2009, quand Klaus soufflait sur le département

La forêt de pins qui s’étend sur le 47 restait sévèrement meurtrie. ©AFP

Le 24 janvier 2009, le Lot-et-Garonne se réveille en pleine nuit sonné par le passage brutal de la tempête Klaus. Au petit matin, le paysage est méconnaissable : arbres déracinés, toitures envolées, routes encombrées de branches brisées. Sur la D933, entre Houeillès et Casteljaloux, ou encore sur l’axe Nérac-Mézin, la circulation est impossible, la forêt landaise voisine ayant littéralement été couchée par les rafales. À Agen, place Jasmin, le toit d’un garage s’est effondré, et à Bruch, la salle des sports s’est envolée avant d’atterrir sur le toit de l’école voisine, miraculeusement vide ce samedi-là. Au château d’Allot, à Boé, le chapiteau s’est volatilisé, emporté par le vent. Les pompiers, débordés, reçoivent plus de 7 000 appels en quelques heures. Partout, le même constat : 101 000 foyers privés d’électricité et des villages coupés du monde. Mais c’est surtout le monde agricole qui paiera le plus lourd tribut : vergers de pruniers renversés, serres éventrées ou envolées, élevages avicoles décimés.

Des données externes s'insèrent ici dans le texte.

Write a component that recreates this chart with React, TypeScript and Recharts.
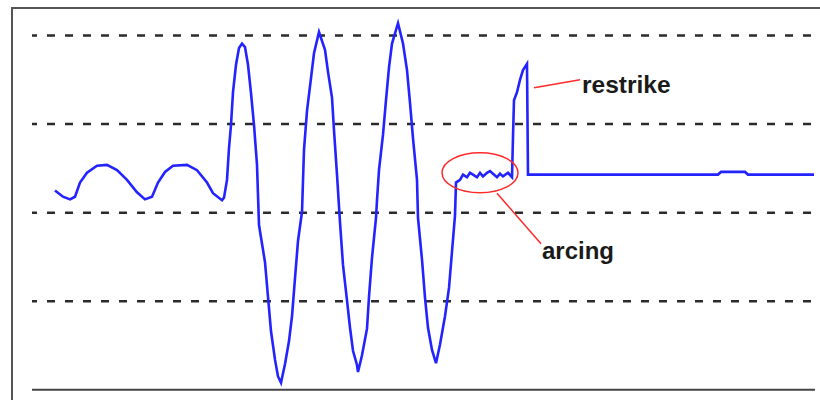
import {
  Line,
  LineChart,
  ReferenceDot,
  ReferenceLine,
  XAxis,
  YAxis,
} from "recharts";

const times = [
  23, 31, 38, 43, 48, 55, 65, 75, 85, 95, 105, 113, 120, 126, 133, 141, 155, 165, 175, 181, 190, 192,
  195, 197, 199, 201, 204, 207, 210, 213, 216, 219, 222, 225,
  227, 233, 236, 239, 243, 246, 249, 253, 257, 260, 263, 266, 270,
  272, 275, 279, 282, 287, 293, 296, 300, 302, 305,
  308, 311, 315, 318, 321, 325, 326, 330, 335, 337, 340, 344,
  345, 347, 351, 354, 357, 360, 366, 371, 375, 378, 381, 385,
  386, 390, 393, 396, 400, 404, 408, 413, 417, 420, 423, 424,
  428, 431, 435, 438, 441, 445, 448, 451, 455, 458, 461, 465, 468, 471, 476, 480,
  481, 482, 485, 488, 491, 495, 496, 686, 689, 713, 716, 782,
];
const volts = [
  0.25, 0.18, 0.15, 0.18, 0.34, 0.45, 0.53, 0.54, 0.48, 0.37, 0.23, 0.15, 0.18, 0.34, 0.46, 0.53, 0.54, 0.48, 0.34, 0.22, 0.14, 0.17,
  0.37, 0.73, 0.99, 1.36, 1.67, 1.86, 1.91, 1.87, 1.67, 1.35, 0.99, 0.54,
  -0.14, -0.56, -0.95, -1.34, -1.66, -1.85, -1.92, -1.71, -1.45, -1.17, -0.74, -0.32, 0.01,
  0.71, 1.15, 1.52, 1.8, 2.04, 1.84, 1.59, 1.3, 0.93, 0.43,
  -0.11, -0.59, -0.99, -1.3, -1.56, -1.72, -1.8, -1.61, -1.31, -0.95, -0.51, -0.06,
  0.14, 0.48, 0.88, 1.27, 1.64, 1.91, 2.14, 1.91, 1.61, 1.24, 0.84, 0.37,
  -0.06, -0.53, -0.96, -1.3, -1.55, -1.7, -1.49, -1.17, -0.85, -0.44, -0.03, 0.34,
  0.37, 0.43, 0.4, 0.45, 0.43, 0.4, 0.45, 0.41, 0.45, 0.47, 0.44, 0.4, 0.44, 0.41, 0.45, 0.4,
  0.86, 1.27, 1.36, 1.5, 1.61, 1.68, 0.43, 0.43, 0.46, 0.46, 0.43, 0.43,
];
const dashedLevels = [2, 1, 0, -1];

const data = times.map((t, i) => ({ t, v: volts[i] }));

const blue = "#2323ff";
const red = "#ff2a2a";
const labelFont = "'Liberation Sans', Arial, sans-serif";

export default function App() {
  return (
    <div style={{ position: "relative", width: 820, height: 400, background: "#fff", overflow: "hidden" }}>
      <style>{"body{margin:0}"}</style>
      <div
        style={{
          position: "absolute",
          left: 11,
          top: 7,
          width: 830,
          height: 420,
          borderTop: "2px solid #555",
          borderLeft: "2px solid #555",
        }}
      />
      <LineChart
        width={820}
        height={400}
        data={data}
        margin={{ top: 9, right: 0, bottom: 1.4, left: 32 }}
        style={{ position: "absolute", left: 0, top: 0 }}
      >
        <XAxis dataKey="t" type="number" domain={[0, 788]} hide />
        <YAxis type="number" domain={[-2.1, 2.3]} hide />
        {dashedLevels.map((y) => (
          <ReferenceLine
            key={y}
            y={y}
            stroke="#2b2b2b"
            strokeWidth={2.5}
            strokeDasharray="8 10"
            strokeDashoffset={3}
          />
        ))}
        <ReferenceLine
          segment={[
            { x: 0, y: -2 },
            { x: 783, y: -2 },
          ]}
          stroke="#444"
          strokeWidth={2}
        />
        <Line
          dataKey="v"
          type="linear"
          stroke={blue}
          strokeWidth={2.6}
          dot={false}
          isAnimationActive={false}
        />
        <ReferenceDot
          x={448}
          y={0.45}
          r={0}
          shape={(p: any) => (
            <ellipse cx={p.cx} cy={p.cy} rx={38} ry={20} fill="none" stroke={red} strokeWidth={1.5} />
          )}
        />
        <ReferenceLine
          segment={[
            { x: 465, y: 0.22 },
            { x: 509, y: -0.35 },
          ]}
          stroke={red}
          strokeWidth={1.5}
        />
        <ReferenceLine
          segment={[
            { x: 502, y: 1.41 },
            { x: 548, y: 1.5 },
          ]}
          stroke={red}
          strokeWidth={1.5}
        />
        <ReferenceDot
          x={550}
          y={1.35}
          r={0}
          shape={(p: any) => (
            <text x={p.cx} y={p.cy} fontFamily={labelFont} fontWeight="bold" fontSize={24.5} fill="#1a1a1a">
              restrike
            </text>
          )}
        />
        <ReferenceDot
          x={510}
          y={-0.52}
          r={0}
          shape={(p: any) => (
            <text x={p.cx} y={p.cy} fontFamily={labelFont} fontWeight="bold" fontSize={24} fill="#1a1a1a">
              arcing
            </text>
          )}
        />
      </LineChart>
    </div>
  );
}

Trois semaines plus tard, le bilan est vertigineux : près de 40 millions d’euros de dégâts, dont 6 millions rien que pour les fraises, 4 millions pour les infrastructures, et plus de 8 millions pour l’aviculture. Si Klaus a frappé plus fort ailleurs, notamment dans les Landes, le Lot-et-Garonne garde le souvenir amer de cette nuit où le vent a tout balayé, laissant derrière lui des villes assomées.